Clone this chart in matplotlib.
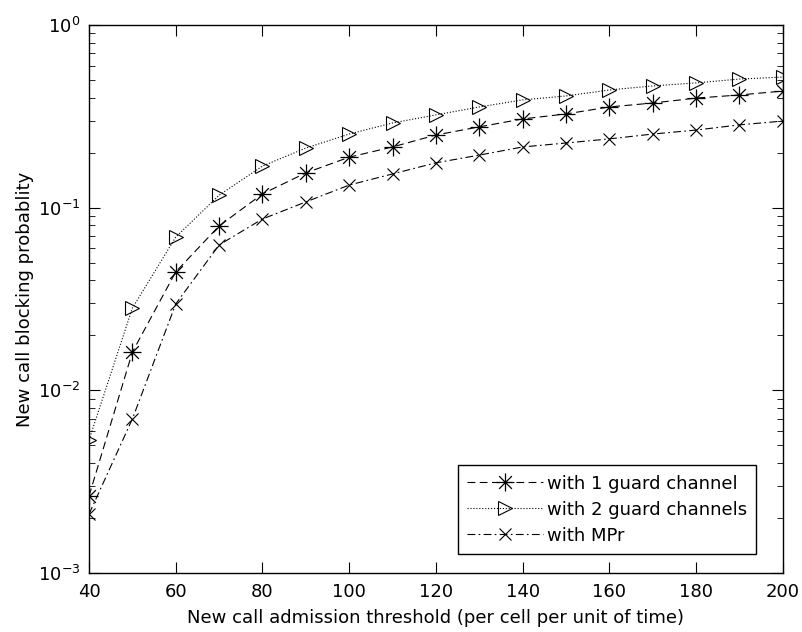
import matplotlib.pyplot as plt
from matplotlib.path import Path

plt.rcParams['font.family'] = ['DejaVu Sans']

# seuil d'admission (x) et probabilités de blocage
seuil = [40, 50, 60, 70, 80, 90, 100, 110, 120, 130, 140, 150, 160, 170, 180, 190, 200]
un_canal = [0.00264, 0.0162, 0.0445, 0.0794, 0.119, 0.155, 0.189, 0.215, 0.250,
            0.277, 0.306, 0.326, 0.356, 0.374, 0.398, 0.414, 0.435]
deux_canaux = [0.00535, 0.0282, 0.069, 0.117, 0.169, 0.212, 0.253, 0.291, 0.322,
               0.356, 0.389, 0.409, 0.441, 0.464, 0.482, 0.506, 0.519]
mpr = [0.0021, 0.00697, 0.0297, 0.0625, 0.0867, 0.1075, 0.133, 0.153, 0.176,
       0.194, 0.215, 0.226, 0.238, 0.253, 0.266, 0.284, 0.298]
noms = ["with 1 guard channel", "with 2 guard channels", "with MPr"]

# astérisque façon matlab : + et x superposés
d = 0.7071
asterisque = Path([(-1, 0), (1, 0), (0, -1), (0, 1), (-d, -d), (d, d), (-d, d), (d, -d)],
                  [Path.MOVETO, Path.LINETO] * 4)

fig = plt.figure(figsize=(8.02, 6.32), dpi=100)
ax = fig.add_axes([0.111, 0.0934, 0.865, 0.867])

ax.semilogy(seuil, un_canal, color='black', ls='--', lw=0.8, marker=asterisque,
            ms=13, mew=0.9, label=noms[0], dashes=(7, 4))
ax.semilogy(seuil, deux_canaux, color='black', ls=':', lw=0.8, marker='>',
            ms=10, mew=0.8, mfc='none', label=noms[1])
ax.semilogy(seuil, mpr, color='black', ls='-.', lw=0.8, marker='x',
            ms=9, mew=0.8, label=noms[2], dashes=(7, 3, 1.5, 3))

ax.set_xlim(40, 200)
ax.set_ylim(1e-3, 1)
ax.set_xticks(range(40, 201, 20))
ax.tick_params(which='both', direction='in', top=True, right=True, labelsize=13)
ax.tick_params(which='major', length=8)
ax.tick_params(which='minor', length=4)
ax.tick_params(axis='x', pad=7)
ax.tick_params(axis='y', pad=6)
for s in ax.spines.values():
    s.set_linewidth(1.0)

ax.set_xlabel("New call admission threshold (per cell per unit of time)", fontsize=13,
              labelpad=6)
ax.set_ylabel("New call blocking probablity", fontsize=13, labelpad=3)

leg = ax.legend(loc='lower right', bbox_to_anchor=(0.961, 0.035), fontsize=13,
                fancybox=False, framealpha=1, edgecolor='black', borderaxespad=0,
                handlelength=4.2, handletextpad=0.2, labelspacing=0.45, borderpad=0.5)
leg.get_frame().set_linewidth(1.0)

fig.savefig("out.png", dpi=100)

========================================================================

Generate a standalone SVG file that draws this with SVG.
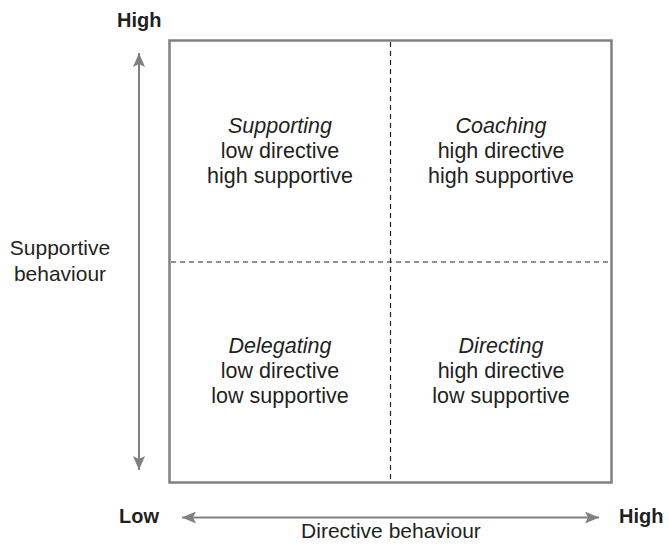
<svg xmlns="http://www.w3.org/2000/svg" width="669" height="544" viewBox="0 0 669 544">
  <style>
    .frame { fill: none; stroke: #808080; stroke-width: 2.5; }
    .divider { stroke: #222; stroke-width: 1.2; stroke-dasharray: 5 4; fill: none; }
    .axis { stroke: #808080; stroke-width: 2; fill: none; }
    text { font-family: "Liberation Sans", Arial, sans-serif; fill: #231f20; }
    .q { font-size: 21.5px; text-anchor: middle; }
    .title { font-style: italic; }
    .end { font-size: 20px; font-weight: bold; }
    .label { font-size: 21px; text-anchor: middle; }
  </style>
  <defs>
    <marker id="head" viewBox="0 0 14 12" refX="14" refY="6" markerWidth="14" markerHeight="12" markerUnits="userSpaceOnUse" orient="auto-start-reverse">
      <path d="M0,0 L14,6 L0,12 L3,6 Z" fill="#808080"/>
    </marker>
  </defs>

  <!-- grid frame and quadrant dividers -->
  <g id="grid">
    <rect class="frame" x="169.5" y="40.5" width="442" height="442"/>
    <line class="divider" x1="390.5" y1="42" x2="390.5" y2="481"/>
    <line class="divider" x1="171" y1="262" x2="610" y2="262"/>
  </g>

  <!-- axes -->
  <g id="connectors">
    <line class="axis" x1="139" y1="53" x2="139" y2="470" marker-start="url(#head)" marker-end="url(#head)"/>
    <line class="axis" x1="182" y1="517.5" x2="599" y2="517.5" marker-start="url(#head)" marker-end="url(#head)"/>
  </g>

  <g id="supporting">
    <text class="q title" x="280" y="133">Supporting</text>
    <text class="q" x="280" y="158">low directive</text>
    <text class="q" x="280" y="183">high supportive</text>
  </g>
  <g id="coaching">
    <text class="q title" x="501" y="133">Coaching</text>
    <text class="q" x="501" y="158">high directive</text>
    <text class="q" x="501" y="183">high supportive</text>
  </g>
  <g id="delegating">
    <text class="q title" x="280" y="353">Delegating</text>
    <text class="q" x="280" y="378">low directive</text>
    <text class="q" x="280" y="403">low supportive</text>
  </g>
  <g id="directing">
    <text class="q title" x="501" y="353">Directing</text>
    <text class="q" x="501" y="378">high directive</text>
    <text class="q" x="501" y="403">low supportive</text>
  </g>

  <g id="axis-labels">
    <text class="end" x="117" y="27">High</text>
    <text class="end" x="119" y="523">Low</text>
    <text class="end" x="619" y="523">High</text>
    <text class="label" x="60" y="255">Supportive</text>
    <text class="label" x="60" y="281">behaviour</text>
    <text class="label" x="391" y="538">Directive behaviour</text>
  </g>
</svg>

========================================================================

■ TASK REQUIREMENTS: Only the lines from "Clone this chart in matplotlib." through "[Path.MOVETO, Path.LINETO] *" should appear in your output, copied exactly with both end lines, and with no pictures.

■ CORRECT RESPONSE:
Clone this chart in matplotlib.
import matplotlib.pyplot as plt
from matplotlib.path import Path

plt.rcParams['font.family'] = ['DejaVu Sans']

# seuil d'admission (x) et probabilités de blocage
seuil = [40, 50, 60, 70, 80, 90, 100, 110, 120, 130, 140, 150, 160, 170, 180, 190, 200]
un_canal = [0.00264, 0.0162, 0.0445, 0.0794, 0.119, 0.155, 0.189, 0.215, 0.250,
            0.277, 0.306, 0.326, 0.356, 0.374, 0.398, 0.414, 0.435]
deux_canaux = [0.00535, 0.0282, 0.069, 0.117, 0.169, 0.212, 0.253, 0.291, 0.322,
               0.356, 0.389, 0.409, 0.441, 0.464, 0.482, 0.506, 0.519]
mpr = [0.0021, 0.00697, 0.0297, 0.0625, 0.0867, 0.1075, 0.133, 0.153, 0.176,
       0.194, 0.215, 0.226, 0.238, 0.253, 0.266, 0.284, 0.298]
noms = ["with 1 guard channel", "with 2 guard channels", "with MPr"]

# astérisque façon matlab : + et x superposés
d = 0.7071
asterisque = Path([(-1, 0), (1, 0), (0, -1), (0, 1), (-d, -d), (d, d), (-d, d), (d, -d)],
                  [Path.MOVETO, Path.LINETO] * 4)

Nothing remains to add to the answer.